Mottel Berkowitz remembers his life as a little boy in a concentration camp as through a mirror dimly, hardly remembers the life he lived until American soldiers liberated the train to Terezin he and his parents had been placed on. Their family was not always particularly religious; his father was in the Hungarian Army, his grandfather was clean-shaven, and in fact the religion his family was imprisoned for was only truly embraced by him in America.
They’d wanted to stay in their Budapest, but returning home found their house had been given away. A return to the army was a choice, but not for long: “My father said I am sick of war, I have had enough war. Let’s go to America.”
What little Mottel remembers of the camps is replaced by later memories: watching the Statue of Liberty in his pajamas, the hum and whir of cars down the West Side Highway.

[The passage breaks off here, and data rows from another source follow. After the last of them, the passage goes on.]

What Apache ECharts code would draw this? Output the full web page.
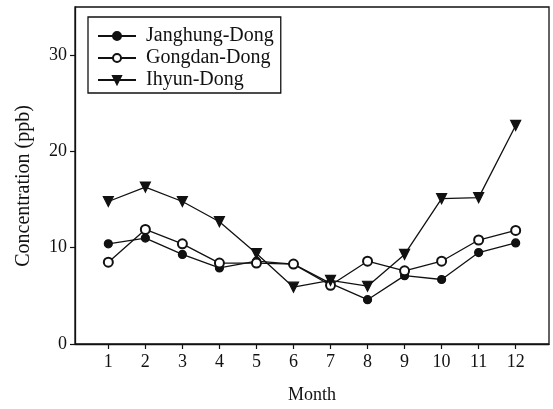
<!DOCTYPE html>
<html>
<head>
<meta charset="utf-8">
<script src="https://cdn.jsdelivr.net/npm/echarts@6/dist/echarts.min.js"></script>
<style>
  html, body { margin: 0; padding: 0; background: #fff; }
  #chart { width: 553px; height: 409px; }
</style>
</head>
<body>
<div id="chart"></div>
<script>
// Monthly concentrations (ppb) at three sites
const months = [1, 2, 3, 4, 5, 6, 7, 8, 9, 10, 11, 12];
const janghung = [10.4, 11.0, 9.3, 7.9, 8.6, 8.3, 6.3, 4.6, 7.1, 6.7, 9.5, 10.5];
const gongdan = [8.5, 11.9, 10.4, 8.4, 8.4, 8.3, 6.1, 8.6, 7.6, 8.6, 10.8, 11.8];
const ihyun = [14.8, 16.3, 14.8, 12.7, 9.4, 5.9, 6.6, 6.0, 9.3, 15.1, 15.2, 22.7];
const yTicks = [0, 10, 20, 30];

const font = 'Liberation Serif';
const ink = '#111';

function pairs(vals) {
  return months.map((m, i) => [m, vals[i]]);
}

function lineSeries(name, vals, symbol, size, rotate) {
  return {
    name: name,
    type: 'line',
    data: pairs(vals),
    symbol: symbol,
    symbolSize: size,
    symbolRotate: rotate || 0,
    showAllSymbol: true,
    lineStyle: { color: ink, width: 1.3 },
    itemStyle: { color: ink, borderColor: ink, borderWidth: 1.2 },
    emphasis: { disabled: true },
    z: 3
  };
}

const chart = echarts.init(document.getElementById('chart'));
chart.setOption({
  animation: false,
  backgroundColor: '#fff',
  grid: {
    left: 75, right: 4, top: 7, bottom: 59,
    show: true, borderColor: ink, borderWidth: 1.3, backgroundColor: 'transparent'
  },
  legend: {
    orient: 'vertical',
    left: 88, top: 17,
    padding: [9, 7, 3, 9],
    itemGap: 2,
    itemWidth: 38,
    itemHeight: 10,
    borderColor: ink,
    borderWidth: 1.3,
    textStyle: { fontFamily: font, fontSize: 20, color: ink, padding: [0, 0, 0, 5] },
    data: ['Janghung-Dong', 'Gongdan-Dong', 'Ihyun-Dong']
  },
  // rotated title of the value axis
  graphic: [{
    type: 'text',
    x: 24, y: 186,
    rotation: Math.PI / 2,
    style: {
      text: 'Concentration (ppb)',
      font: '20px "Liberation Serif"',
      fill: ink,
      align: 'center',
      verticalAlign: 'middle'
    }
  }],
  xAxis: {
    type: 'value',
    min: 0.1, max: 12.9,
    name: 'Month',
    nameLocation: 'middle',
    nameGap: 42,
    nameTextStyle: { fontFamily: font, fontSize: 18, color: ink },
    axisLine: { lineStyle: { color: ink, width: 1.3 } },
    axisTick: { show: true, customValues: months, length: 5, lineStyle: { color: ink, width: 1.2 } },
    axisLabel: { customValues: months, fontFamily: font, fontSize: 18, color: ink, margin: 9 },
    splitLine: { show: false }
  },
  yAxis: {
    type: 'value',
    min: 0, max: 35,
    axisLine: { lineStyle: { color: ink, width: 1.3 } },
    axisTick: { show: true, customValues: yTicks, length: 5, lineStyle: { color: ink, width: 1.2 } },
    axisLabel: { customValues: yTicks, fontFamily: font, fontSize: 18, color: ink, margin: 8 },
    splitLine: { show: false }
  },
  series: [
    lineSeries('Janghung-Dong', janghung, 'circle', 8),
    lineSeries('Gongdan-Dong', gongdan, 'emptyCircle', 9),
    lineSeries('Ihyun-Dong', ihyun, 'triangle', 10, 180)
  ]
});
</script>
</body>
</html>
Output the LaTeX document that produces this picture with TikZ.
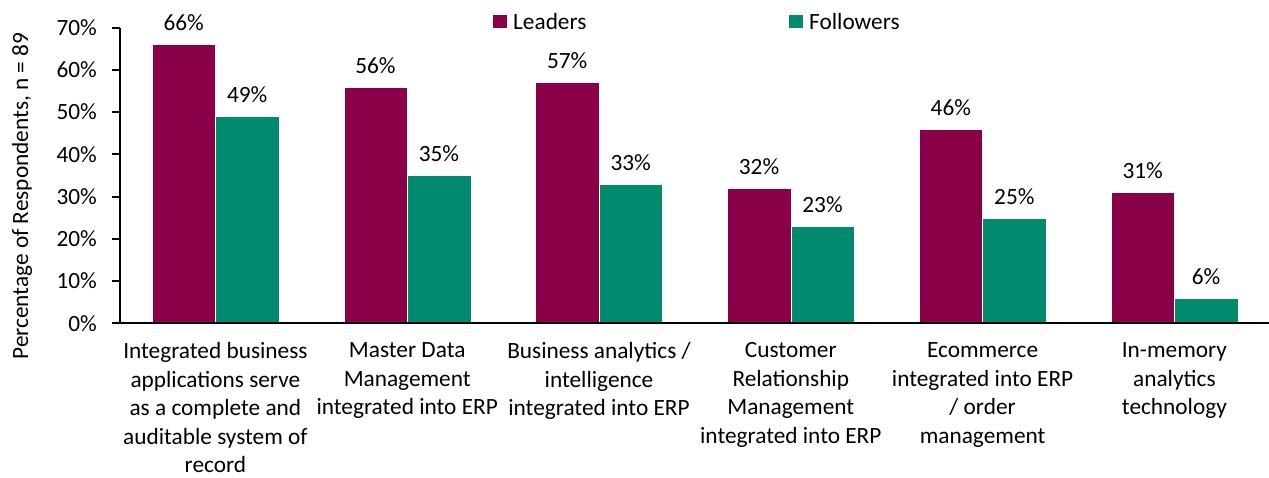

They moved to Bedford-Stuyvesant, and by 1953 Mottel had fallen in with the Chabad movement, a Brooklyn-based Hasidic sect.
He met, he married, and he and his wife opened a candy shop. “We struggled, and we made no money. I had a friend who had a job inspecting kosher butcher shops. He told me about a place called Pennsylvania. It was beautiful. Pennsylvania, wherever it was, was up in the mountains. They had fresh air.”
Mottel became a butcher, an inspector, a manager of butcher shops, commuting from Brooklyn to Pennsylvania, wherever it was, for decades to oversee the kosher slaughter of animals, which demands as little suffering as possible. He did it for decades, back and forth, back and forth.
In his supposedly free time, he was volunteered into a position as a cantor at Chabad’s main Crown Heights synagogue. “I had a loud voice. That was enough. It carries. I was not asked. I was told. And the first time I had to do it, my stomach turned inside out. I was so nervous. I never took voice lessons, either. I opened my mouth and thought my tongue was cement, but the music came out. And then I did it for thirty years.”
Today, he and his wife live a quiet life in Florida, a massive family to their credit. The commute is over. His voice still carries. Sometimes, he says, he misses Pennsylvania.
“I never missed a day of work,” he shrugs. “I was like the Pony Express. Thank God, though, I was the rider, and not the pony.”